Vendrán después oleadas de congregaciones femeninas dedicadas a la enfermería, al servicio a los pobres, los niños o los viejos, a la enseñanza…, para pasar, en el siglo XX, a fórmulas pastorales y canónicas en las que la laicidad de las miembros de estas instituciones se preserva con celo parejo al de su entrega a la Iglesia. Aquí el pionero es san Pedro Poveda.

No son pocos los obispos cuya indiscutible autoridad pastoral y canónica, siendo perfectamente íntegra, no es comparable a la de algunas madres generales. Éstas son poseedoras de una capacidad de decisión, en algunos campos, incomparablemente mayor que la de muchos pastores.
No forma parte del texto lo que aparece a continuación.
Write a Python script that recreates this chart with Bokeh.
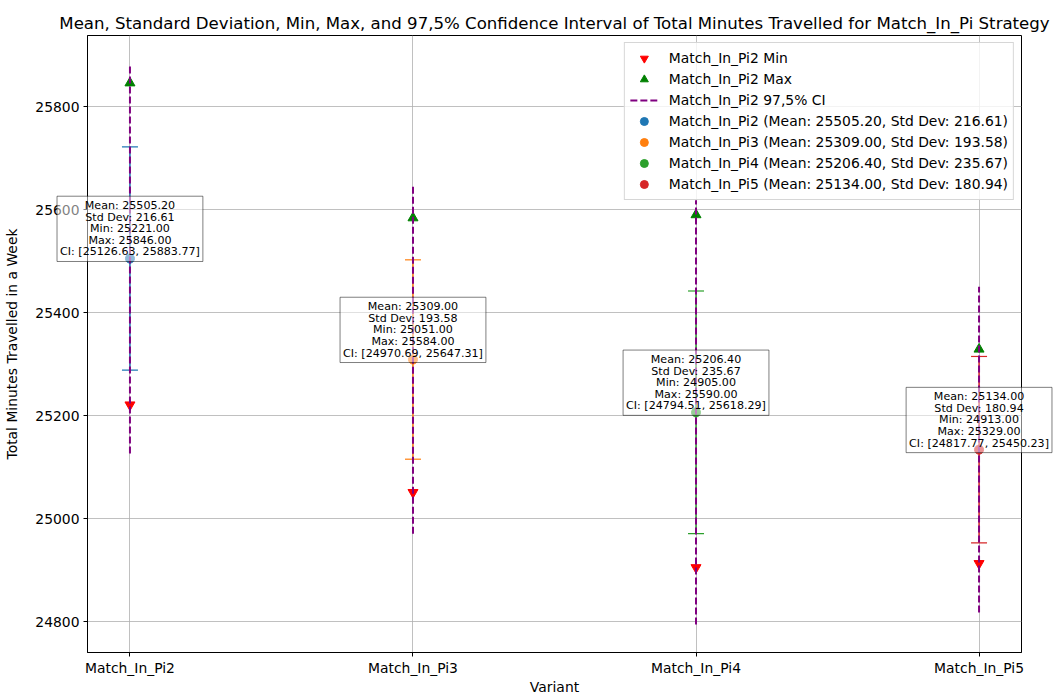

A veces, y según para qué, las tocas mandan más que las mitras.

Si esta asunción de responsabilidades legítimas, por parte de la mujer, es antiquísima en la Iglesia, no deja de adquirir proporciones telúricas en comparación con el resto de la sociedad, antigua, medieval o renacentista y barroca, hasta bien entrado el siglo XX. No ha existido en la historia una institución milenaria cuya confianza en la mujer sea de mayores proporciones, aun con las limitaciones de cada época, pues no se puede pedir a un, o una, medieval que piense y sienta como se piensa y siente en la actualidad. Con ser esto verdad, no es obstáculo para reconocer  que la lucha por la dignidad femenina es susceptible de enormes avances, también dentro de la Iglesia.

Dicho todo lo cual, parece un deber nacido de la mejor cortesía felicitar a la archidiócesis hispalense por tan acertado decreto, y a las demás diócesis de gran vitalidad cofrade, por no necesitar la solemnización de lo obvio, habida cuenta de que no se niega a la mujer, ni siquiera minoritariamente, el ejercicio de sus derechos cofrades. ¿Qué sería de más de una hermandad sin sus mujeres?